*EXERCISE OBJECTIVE*
Find each line with the string "this" and report it.

*RECORD EXTRACTS*
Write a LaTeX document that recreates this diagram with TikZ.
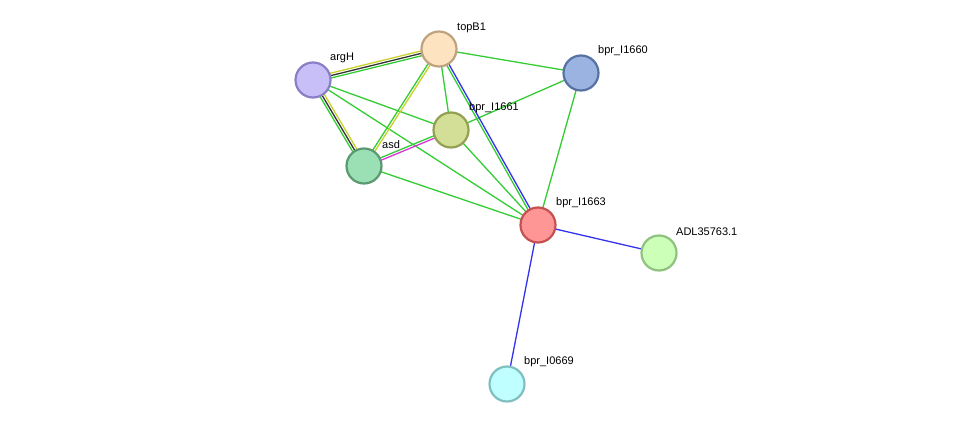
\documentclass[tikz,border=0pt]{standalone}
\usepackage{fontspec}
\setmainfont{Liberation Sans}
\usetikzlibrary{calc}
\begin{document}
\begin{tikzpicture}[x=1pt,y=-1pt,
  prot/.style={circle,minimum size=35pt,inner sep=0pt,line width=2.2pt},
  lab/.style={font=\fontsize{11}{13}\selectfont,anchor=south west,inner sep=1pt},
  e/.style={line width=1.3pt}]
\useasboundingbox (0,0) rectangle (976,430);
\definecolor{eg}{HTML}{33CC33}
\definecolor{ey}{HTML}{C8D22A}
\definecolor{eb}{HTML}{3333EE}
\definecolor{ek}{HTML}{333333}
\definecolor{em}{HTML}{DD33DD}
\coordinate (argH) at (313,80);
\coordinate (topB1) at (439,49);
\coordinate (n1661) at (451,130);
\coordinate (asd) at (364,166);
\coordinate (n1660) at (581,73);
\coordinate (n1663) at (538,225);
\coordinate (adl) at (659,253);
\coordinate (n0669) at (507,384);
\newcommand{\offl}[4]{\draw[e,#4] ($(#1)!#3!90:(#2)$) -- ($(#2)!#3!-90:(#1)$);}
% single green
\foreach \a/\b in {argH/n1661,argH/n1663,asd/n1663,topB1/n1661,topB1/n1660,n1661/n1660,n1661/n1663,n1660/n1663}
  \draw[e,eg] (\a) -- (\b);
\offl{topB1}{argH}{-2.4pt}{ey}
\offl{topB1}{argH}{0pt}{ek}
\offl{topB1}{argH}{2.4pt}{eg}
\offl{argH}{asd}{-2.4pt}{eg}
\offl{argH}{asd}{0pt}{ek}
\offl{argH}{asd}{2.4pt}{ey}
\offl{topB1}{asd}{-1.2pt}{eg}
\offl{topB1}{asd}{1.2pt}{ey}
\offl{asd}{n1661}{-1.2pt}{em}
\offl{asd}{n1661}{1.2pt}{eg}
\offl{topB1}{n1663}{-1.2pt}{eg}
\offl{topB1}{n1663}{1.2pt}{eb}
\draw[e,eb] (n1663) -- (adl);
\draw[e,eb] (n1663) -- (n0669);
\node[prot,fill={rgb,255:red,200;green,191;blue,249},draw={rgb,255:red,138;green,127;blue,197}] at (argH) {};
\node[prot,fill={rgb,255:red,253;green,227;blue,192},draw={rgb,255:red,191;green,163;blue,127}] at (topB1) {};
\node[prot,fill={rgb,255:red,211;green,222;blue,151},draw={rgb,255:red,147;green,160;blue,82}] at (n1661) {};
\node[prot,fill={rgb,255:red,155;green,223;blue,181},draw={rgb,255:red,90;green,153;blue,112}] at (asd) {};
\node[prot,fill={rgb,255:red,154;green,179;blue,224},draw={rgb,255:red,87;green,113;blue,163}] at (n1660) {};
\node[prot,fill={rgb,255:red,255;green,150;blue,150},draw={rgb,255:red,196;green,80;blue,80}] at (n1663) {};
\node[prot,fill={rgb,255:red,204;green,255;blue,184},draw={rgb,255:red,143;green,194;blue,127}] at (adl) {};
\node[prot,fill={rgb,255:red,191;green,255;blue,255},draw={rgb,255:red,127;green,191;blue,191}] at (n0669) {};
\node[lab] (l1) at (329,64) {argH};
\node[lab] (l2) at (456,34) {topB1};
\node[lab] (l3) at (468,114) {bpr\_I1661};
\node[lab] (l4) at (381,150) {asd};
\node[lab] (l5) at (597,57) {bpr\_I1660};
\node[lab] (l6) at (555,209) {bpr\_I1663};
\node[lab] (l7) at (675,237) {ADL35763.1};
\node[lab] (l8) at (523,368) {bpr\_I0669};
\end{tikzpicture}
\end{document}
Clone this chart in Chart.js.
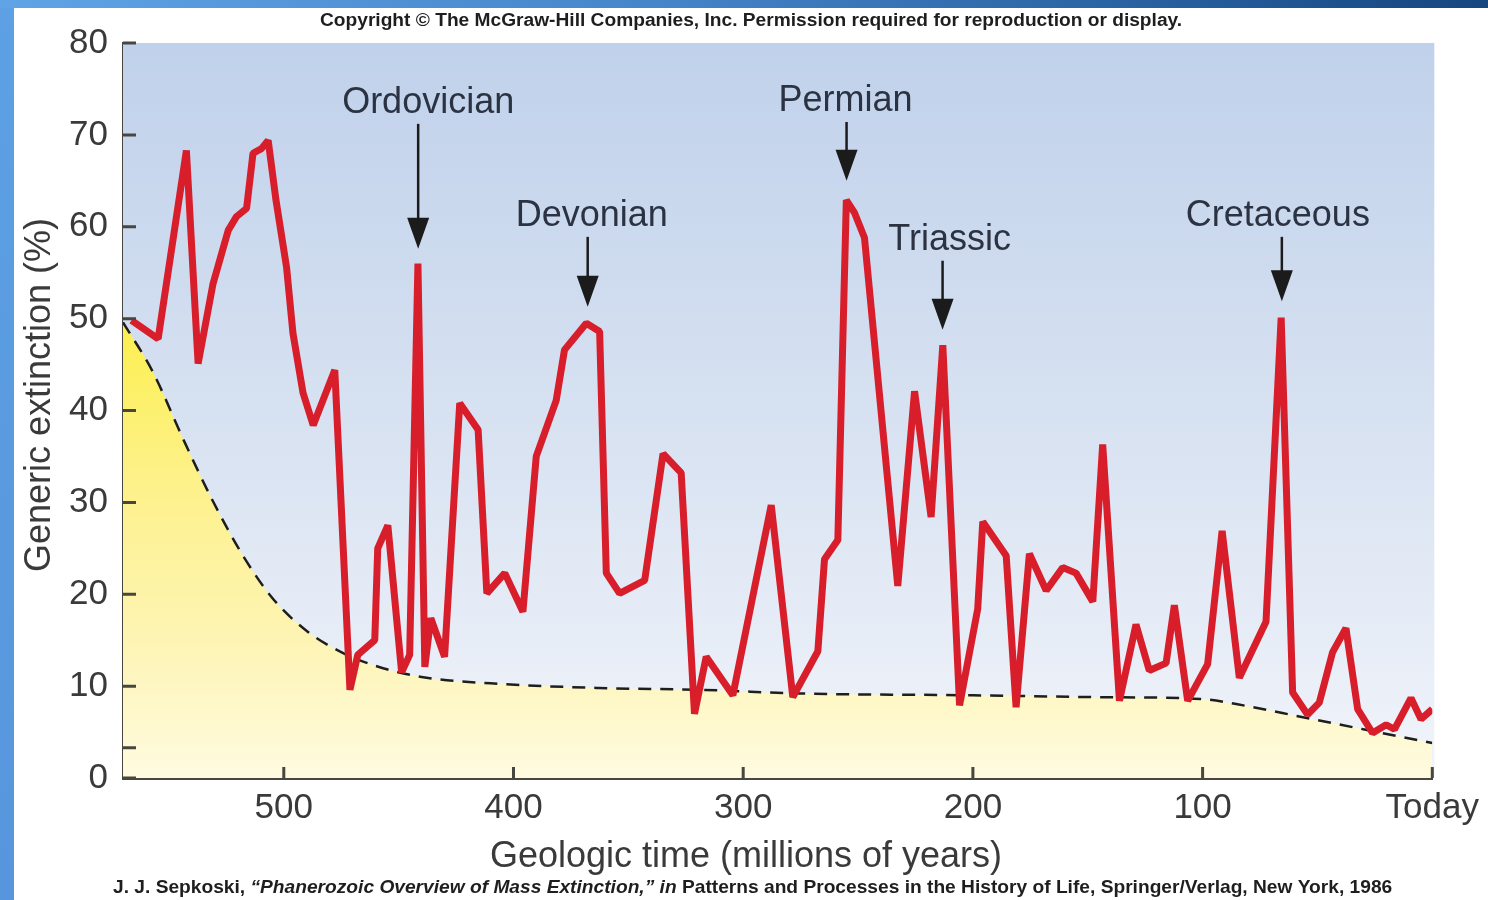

*EXERCISE SOLUTION*
Write a LaTeX document that recreates this diagram with TikZ.
Clone this chart in Chart.js.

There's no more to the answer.